-- Raw data start --
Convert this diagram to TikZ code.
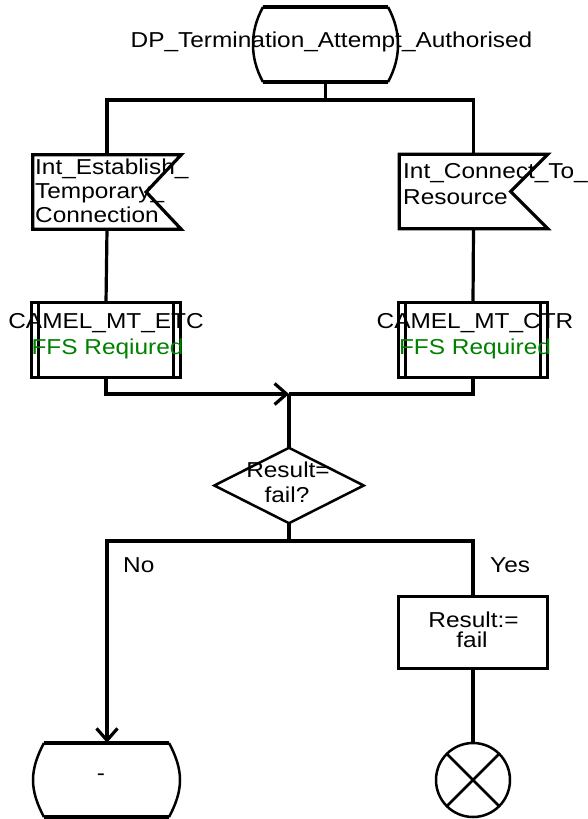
\documentclass[tikz,border=0pt]{standalone}
\usepackage{fontspec}
\setmainfont{Liberation Sans}[FakeStretch=1.13]
\usetikzlibrary{arrows.meta}
\definecolor{ffsgreen}{RGB}{0,128,0}
\tikzset{
  lw/.style={line width=3.2pt},
  lwthin/.style={line width=2.5pt},
  txt/.style={inner sep=0pt, font=\fontsize{21.6}{24.5}\selectfont},
  gtxt/.style={txt, text=ffsgreen},
  frame/.style={inner sep=0pt, draw=none},
  barb/.style={-{Straight Barb[length=12pt,width=21pt,line width=3.2pt]}}
}
\begin{document}
\begin{tikzpicture}[x=1pt,y=-1pt]
\useasboundingbox (0,0) rectangle (587,819);
% ---------- frames (invisible) ----------
\node[frame, minimum width=145pt, minimum height=75pt] (start) at (325.5,44.5) {};
\node[frame, minimum width=148pt, minimum height=74pt] (sigL) at (107,192) {};
\node[frame, minimum width=148pt, minimum height=74pt] (sigR) at (473.5,191.5) {};
\node[frame, minimum width=148pt, minimum height=74pt] (camL) at (106,340) {};
\node[frame, minimum width=148pt, minimum height=74pt] (camR) at (473,340) {};
\node[frame, minimum width=149pt, minimum height=75pt] (dec) at (289,485.5) {};
\node[frame, minimum width=148pt, minimum height=71pt] (task) at (473,632.5) {};
\node[frame, minimum width=148pt, minimum height=74pt] (endL) at (107,780) {};
\node[frame, circle, minimum size=74pt] (stop) at (473,780) {};
\coordinate (split) at (325.5,100);
\coordinate (merge) at (289,394);
\coordinate (join) at (289,541);
% ---------- start state ----------
\draw[lw] (263,7) -- (388,7);
\draw[lw] (263,82) -- (388,82);
\draw[lwthin] (388,7) .. controls (395,20) and (398,32) .. (398,44.5) .. controls (398,57) and (395,69) .. (388,82);
\draw[lwthin] (263,7) .. controls (256,20) and (253,32) .. (253,44.5) .. controls (253,57) and (256,69) .. (263,82);
\node[txt, anchor=base] (t0) at (331.5,47) {DP\_Termination\_Attempt\_Authorised};
% ---------- input signals ----------
\draw[lw] (sigL.north west) -- (sigL.north east) -- ([xshift=-35pt]sigL.east) -- (sigL.south east) -- (sigL.south west) -- cycle;
\draw[lw] (sigR.north west) -- (sigR.north east) -- ([xshift=-37pt]sigR.east) -- (sigR.south east) -- (sigR.south west) -- cycle;
\node[txt, anchor=base west] (tl1) at (35,174) {Int\_Establish\_};
\node[txt, anchor=base west] (tl2) at (35,198) {Temporary\_};
\node[txt, anchor=base west] (tl3) at (35,222) {Connection};
\node[txt, anchor=base west] (tr1) at (403,178) {Int\_Connect\_To\_};
\node[txt, anchor=base west] (tr2) at (403,204) {Resource};
% ---------- procedure calls ----------
\draw[lw] (camL.north west) rectangle (camL.south east);
\draw[lw] ([xshift=6.5pt]camL.north west) -- ([xshift=6.5pt]camL.south west);
\draw[lw] ([xshift=-6.5pt]camL.north east) -- ([xshift=-6.5pt]camL.south east);
\draw[lw] (camR.north west) rectangle (camR.south east);
\draw[lw] ([xshift=6.5pt]camR.north west) -- ([xshift=6.5pt]camR.south west);
\draw[lw] ([xshift=-6.5pt]camR.north east) -- ([xshift=-6.5pt]camR.south east);
\node[txt, anchor=base] (c1) at (106,328) {CAMEL\_MT\_ETC};
\node[gtxt, anchor=base] (c2) at (107.5,354) {FFS Reqiured};
\node[txt, anchor=base] (c3) at (475,328) {CAMEL\_MT\_CTR};
\node[gtxt, anchor=base] (c4) at (475,354) {FFS Required};
% ---------- decision ----------
\draw[lwthin] (dec.north) -- (dec.east) -- (dec.south) -- (dec.west) -- cycle;
\node[txt, anchor=base] (d1) at (288,477) {Result=};
\node[txt, anchor=base] (d2) at (287,502) {fail?};
\node[txt, anchor=base west] (no) at (123,572) {No};
\node[txt, anchor=base west] (yes) at (490,572) {Yes};
% ---------- task ----------
\draw[lw] (task.north west) rectangle (task.south east);
\node[txt, anchor=base] (k1) at (473.5,627) {Result:=};
\node[txt, anchor=base] (k2) at (472,647) {fail};
% ---------- end state ----------
\draw[lw] (44,743) -- (169,743);
\draw[lw] (44,817) -- (169,817);
\draw[lwthin] (169,743) .. controls (176,756) and (180,768) .. (180,780) .. controls (180,792) and (176,804) .. (169,817);
\draw[lwthin] (44,743) .. controls (37,756) and (33,768) .. (33,780) .. controls (33,792) and (37,804) .. (44,817);
\node[txt, anchor=base] (dash) at (101,780) {-};
% ---------- stop ----------
\draw[lwthin] (stop.center) circle (37pt);
\draw[lwthin] (stop.north west) -- (stop.south east);
\draw[lwthin] (stop.north east) -- (stop.south west);
% ---------- connectors ----------
\draw[lw] (start.south) -- (split);
\draw[lw] (sigL.north) -- (sigL.north |- split) -- (sigR.north |- split) -- (sigR.north);
\draw[lw] (sigL.south) -- (camL.north);
\draw[lw] (sigR.south) -- (camR.north);
\draw[lw, barb] (camL.south) |- (merge);
\draw[lw] (camR.south) |- (merge);
\draw[lw] (merge) -- (dec.north);
\draw[lw] (dec.south) -- (join);
\draw[lw, barb] (join) -| (endL.north);
\draw[lw] (join) -| (task.north);
\draw[lw] (task.south) -- (stop.north);
\end{tikzpicture}
\end{document}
-- Raw data end --
_Goal:_
Write out the listing word for word, omitting the pictures it holds.

_Complete output:_
Convert this diagram to TikZ code.
\documentclass[tikz,border=0pt]{standalone}
\usepackage{fontspec}
\setmainfont{Liberation Sans}[FakeStretch=1.13]
\usetikzlibrary{arrows.meta}
\definecolor{ffsgreen}{RGB}{0,128,0}
\tikzset{
  lw/.style={line width=3.2pt},
  lwthin/.style={line width=2.5pt},
  txt/.style={inner sep=0pt, font=\fontsize{21.6}{24.5}\selectfont},
  gtxt/.style={txt, text=ffsgreen},
  frame/.style={inner sep=0pt, draw=none},
  barb/.style={-{Straight Barb[length=12pt,width=21pt,line width=3.2pt]}}
}
\begin{document}
\begin{tikzpicture}[x=1pt,y=-1pt]
\useasboundingbox (0,0) rectangle (587,819);
% ---------- frames (invisible) ----------
\node[frame, minimum width=145pt, minimum height=75pt] (start) at (325.5,44.5) {};
\node[frame, minimum width=148pt, minimum height=74pt] (sigL) at (107,192) {};
\node[frame, minimum width=148pt, minimum height=74pt] (sigR) at (473.5,191.5) {};
\node[frame, minimum width=148pt, minimum height=74pt] (camL) at (106,340) {};
\node[frame, minimum width=148pt, minimum height=74pt] (camR) at (473,340) {};
\node[frame, minimum width=149pt, minimum height=75pt] (dec) at (289,485.5) {};
\node[frame, minimum width=148pt, minimum height=71pt] (task) at (473,632.5) {};
\node[frame, minimum width=148pt, minimum height=74pt] (endL) at (107,780) {};
\node[frame, circle, minimum size=74pt] (stop) at (473,780) {};
\coordinate (split) at (325.5,100);
\coordinate (merge) at (289,394);
\coordinate (join) at (289,541);
% ---------- start state ----------
\draw[lw] (263,7) -- (388,7);
\draw[lw] (263,82) -- (388,82);
\draw[lwthin] (388,7) .. controls (395,20) and (398,32) .. (398,44.5) .. controls (398,57) and (395,69) .. (388,82);
\draw[lwthin] (263,7) .. controls (256,20) and (253,32) .. (253,44.5) .. controls (253,57) and (256,69) .. (263,82);
\node[txt, anchor=base] (t0) at (331.5,47) {DP\_Termination\_Attempt\_Authorised};
% ---------- input signals ----------
\draw[lw] (sigL.north west) -- (sigL.north east) -- ([xshift=-35pt]sigL.east) -- (sigL.south east) -- (sigL.south west) -- cycle;
\draw[lw] (sigR.north west) -- (sigR.north east) -- ([xshift=-37pt]sigR.east) -- (sigR.south east) -- (sigR.south west) -- cycle;
\node[txt, anchor=base west] (tl1) at (35,174) {Int\_Establish\_};
\node[txt, anchor=base west] (tl2) at (35,198) {Temporary\_};
\node[txt, anchor=base west] (tl3) at (35,222) {Connection};
\node[txt, anchor=base west] (tr1) at (403,178) {Int\_Connect\_To\_};
\node[txt, anchor=base west] (tr2) at (403,204) {Resource};
% ---------- procedure calls ----------
\draw[lw] (camL.north west) rectangle (camL.south east);
\draw[lw] ([xshift=6.5pt]camL.north west) -- ([xshift=6.5pt]camL.south west);
\draw[lw] ([xshift=-6.5pt]camL.north east) -- ([xshift=-6.5pt]camL.south east);
\draw[lw] (camR.north west) rectangle (camR.south east);
\draw[lw] ([xshift=6.5pt]camR.north west) -- ([xshift=6.5pt]camR.south west);
\draw[lw] ([xshift=-6.5pt]camR.north east) -- ([xshift=-6.5pt]camR.south east);
\node[txt, anchor=base] (c1) at (106,328) {CAMEL\_MT\_ETC};
\node[gtxt, anchor=base] (c2) at (107.5,354) {FFS Reqiured};
\node[txt, anchor=base] (c3) at (475,328) {CAMEL\_MT\_CTR};
\node[gtxt, anchor=base] (c4) at (475,354) {FFS Required};
% ---------- decision ----------
\draw[lwthin] (dec.north) -- (dec.east) -- (dec.south) -- (dec.west) -- cycle;
\node[txt, anchor=base] (d1) at (288,477) {Result=};
\node[txt, anchor=base] (d2) at (287,502) {fail?};
\node[txt, anchor=base west] (no) at (123,572) {No};
\node[txt, anchor=base west] (yes) at (490,572) {Yes};
% ---------- task ----------
\draw[lw] (task.north west) rectangle (task.south east);
\node[txt, anchor=base] (k1) at (473.5,627) {Result:=};
\node[txt, anchor=base] (k2) at (472,647) {fail};
% ---------- end state ----------
\draw[lw] (44,743) -- (169,743);
\draw[lw] (44,817) -- (169,817);
\draw[lwthin] (169,743) .. controls (176,756) and (180,768) .. (180,780) .. controls (180,792) and (176,804) .. (169,817);
\draw[lwthin] (44,743) .. controls (37,756) and (33,768) .. (33,780) .. controls (33,792) and (37,804) .. (44,817);
\node[txt, anchor=base] (dash) at (101,780) {-};
% ---------- stop ----------
\draw[lwthin] (stop.center) circle (37pt);
\draw[lwthin] (stop.north west) -- (stop.south east);
\draw[lwthin] (stop.north east) -- (stop.south west);
% ---------- connectors ----------
\draw[lw] (start.south) -- (split);
\draw[lw] (sigL.north) -- (sigL.north |- split) -- (sigR.north |- split) -- (sigR.north);
\draw[lw] (sigL.south) -- (camL.north);
\draw[lw] (sigR.south) -- (camR.north);
\draw[lw, barb] (camL.south) |- (merge);
\draw[lw] (camR.south) |- (merge);
\draw[lw] (merge) -- (dec.north);
\draw[lw] (dec.south) -- (join);
\draw[lw, barb] (join) -| (endL.north);
\draw[lw] (join) -| (task.north);
\draw[lw] (task.south) -- (stop.north);
\end{tikzpicture}
\end{document}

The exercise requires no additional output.